For Dolores Fancher, watching the Mass on television is a second choice to the real thing.
"I would prefer to be at the church every day if I could, but I can't get there every day, or even every Sunday," the 82-year-old from Gasport said. She relies on friends or her children for transportation.
"I feel like I am participating when I can. I have total satisfaction with my personal beliefs, but I feel like I would like to share them or be part of a church group when I can," Fancher said, adding she attends St. John the Baptist in Lockport when she can. There, she sees a priest and receives Communion. At home, she follows along with the daily and Sunday Missals available through Daybreak.
Fancher wanted to show her appreciation for the office's help last year, and found that gratitude goes both ways.
"Because they were so good with everything, I sent a thank you note, and they sent a Christmas card with everybody's signature.
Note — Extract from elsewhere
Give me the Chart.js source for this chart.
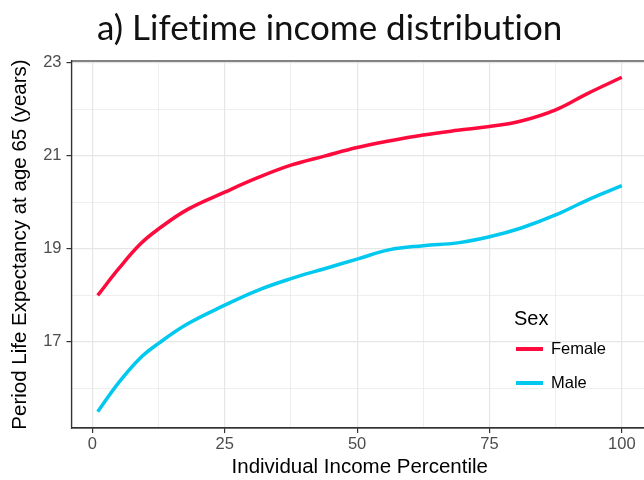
<!DOCTYPE html>
<html>
<head>
<meta charset="utf-8">
<script src="https://cdn.jsdelivr.net/npm/chart.js@4"></script>
<style>
  html, body { margin:0; padding:0; background:#fff; overflow:hidden; width:644px; height:480px; }
  #wrap { position:absolute; left:0; top:0; width:648px; height:480px; }
  #title { position:absolute; left:97px; top:5px; font-family: Lato, "DejaVu Sans", sans-serif; font-size:35px; color:#111; white-space:nowrap; font-variant-ligatures:none; font-feature-settings:"liga" 0; }
</style>
</head>
<body>
<div id="wrap"><canvas id="c" width="648" height="480"></canvas></div>
<div id="title">a) Lifetime income distribution</div>
<script>
const percentiles = [1, 5, 9, 12.5, 18, 25, 31, 37.5, 44, 50, 56, 62.5, 69, 75, 81, 87.5, 93.5, 100];
const female = [18.00, 18.58, 19.10, 19.43, 19.85, 20.22, 20.52, 20.80, 21.00, 21.18, 21.32, 21.45, 21.55, 21.63, 21.75, 21.99, 22.34, 22.69];
const male   = [15.50, 16.13, 16.65, 16.97, 17.39, 17.79, 18.10, 18.36, 18.58, 18.78, 18.98, 19.07, 19.13, 19.26, 19.45, 19.73, 20.05, 20.36];
const xTicks = [0, 12.5, 25, 37.5, 50, 62.5, 75, 87.5, 100];
const xMajor = [0, 25, 50, 75, 100];
const yTicks = [16, 17, 18, 19, 20, 21, 22, 23];
const yMajor = [17, 19, 21, 23];
const seriesLabels = ['Female', 'Male'];
const legendTitle = 'Sex';

const femaleColor = '#FF0A3C';
const maleColor = '#00C8EE';

const toXY = (ys) => percentiles.map((p, i) => ({x: p, y: ys[i]}));

const panelBorder = {
  id: 'panelBorder',
  afterDraw(chart) {
    const {ctx, chartArea: a} = chart;
    ctx.save();
    ctx.strokeStyle = '#333333';
    ctx.lineWidth = 1.2;
    ctx.strokeRect(a.left, a.top, a.right - a.left, a.bottom - a.top);
    ctx.restore();
  }
};

const innerLegend = {
  id: 'innerLegend',
  afterDatasetsDraw(chart) {
    const {ctx} = chart;
    ctx.save();
    ctx.fillStyle = '#000';
    ctx.textBaseline = 'middle';
    ctx.textAlign = 'left';
    ctx.font = '20px "Liberation Sans", Arial, sans-serif';
    ctx.fillText(legendTitle, 514, 319);
    ctx.font = '16.5px "Liberation Sans", Arial, sans-serif';
    chart.data.datasets.forEach((ds, i) => {
      const y = 349 + i * 34;
      ctx.strokeStyle = ds.borderColor;
      ctx.lineWidth = 4;
      ctx.beginPath();
      ctx.moveTo(516, y);
      ctx.lineTo(543, y);
      ctx.stroke();
      ctx.fillStyle = '#000';
      ctx.fillText(ds.label, 551, y);
    });
    ctx.restore();
  }
};

new Chart(document.getElementById('c'), {
  type: 'line',
  data: {
    datasets: [
      { label: seriesLabels[0], data: toXY(female), borderColor: femaleColor, borderWidth: 3.5, pointRadius: 0, tension: 0.4, fill: false },
      { label: seriesLabels[1], data: toXY(male), borderColor: maleColor, borderWidth: 3.5, pointRadius: 0, tension: 0.4, fill: false }
    ]
  },
  options: {
    responsive: false,
    animation: false,
    layout: { padding: { top: 61, right: 0, left: 0, bottom: 0 } },
    plugins: { legend: { display: false }, tooltip: { enabled: false }, title: { display: false } },
    scales: {
      x: {
        type: 'linear',
        min: -3.95, max: 104.95,
        afterBuildTicks: (s) => { s.ticks = xTicks.map(v => ({value: v})); },
        afterFit: (s) => { s.height = 52; },
        grid: {
          color: '#E6E6E6',
          lineWidth: (c) => xMajor.includes(c.tick.value) ? 1.2 : 0.7,
          tickColor: (c) => xMajor.includes(c.tick.value) ? '#333333' : 'rgba(0,0,0,0)',
          tickLength: 5,
          drawTicks: true
        },
        border: { color: '#333333', width: 1.2 },
        ticks: {
          autoSkip: false, maxRotation: 0, padding: 2,
          color: '#4D4D4D',
          font: { family: '"Liberation Sans", Arial, sans-serif', size: 16.5 },
          callback: (v) => xMajor.includes(v) ? String(v) : ''
        },
        title: {
          display: true, text: 'Individual Income Percentile', color: '#000',
          font: { family: '"Liberation Sans", Arial, sans-serif', size: 20.5 },
          padding: { top: 2, bottom: 0 }
        }
      },
      y: {
        type: 'linear',
        min: 15.15, max: 23.04,
        afterBuildTicks: (s) => { s.ticks = yTicks.map(v => ({value: v})); },
        afterFit: (s) => { s.width = 71.5; },
        grid: {
          color: '#E6E6E6',
          lineWidth: (c) => yMajor.includes(c.tick.value) ? 1.2 : 0.7,
          tickColor: (c) => yMajor.includes(c.tick.value) ? '#333333' : 'rgba(0,0,0,0)',
          tickLength: 5,
          drawTicks: true
        },
        border: { color: '#333333', width: 1.2 },
        ticks: {
          autoSkip: false, padding: 5,
          color: '#4D4D4D',
          font: { family: '"Liberation Sans", Arial, sans-serif', size: 16.5 },
          callback: (v) => yMajor.includes(v) ? String(v) : ''
        },
        title: {
          display: true, text: 'Period Life Expectancy at age 65 (years)', color: '#000',
          font: { family: '"Liberation Sans", Arial, sans-serif', size: 20.5 },
          padding: { top: 8, bottom: 0 }
        }
      }
    }
  },
  plugins: [panelBorder, innerLegend]
});
</script>
</body>
</html>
I really liked that," she said.
Robert Joslyn, of West Seneca, used to attend Mass daily, at St. John Vianney in Orchard Park. He still makes it up there when he can, like on Ash Wednesday, but at the age of 94, he can't make it often. "This is my way of keeping up with my Catholic faith," he said.
The former Eucharistic minister to shut-ins now finds himself on the receiving end of that ministry, being visited every Sunday by some former teammates.
Joslyn wants to give a special complement to Father Jeffrey Nowak, who celebrated a "beautiful Mass" in April. Father Nowak served at St. John's for three years.
"I guess with Father Jeff, his voice comes around," Joslyn said. "I have a hearing problem. I seem to hear him better than some others."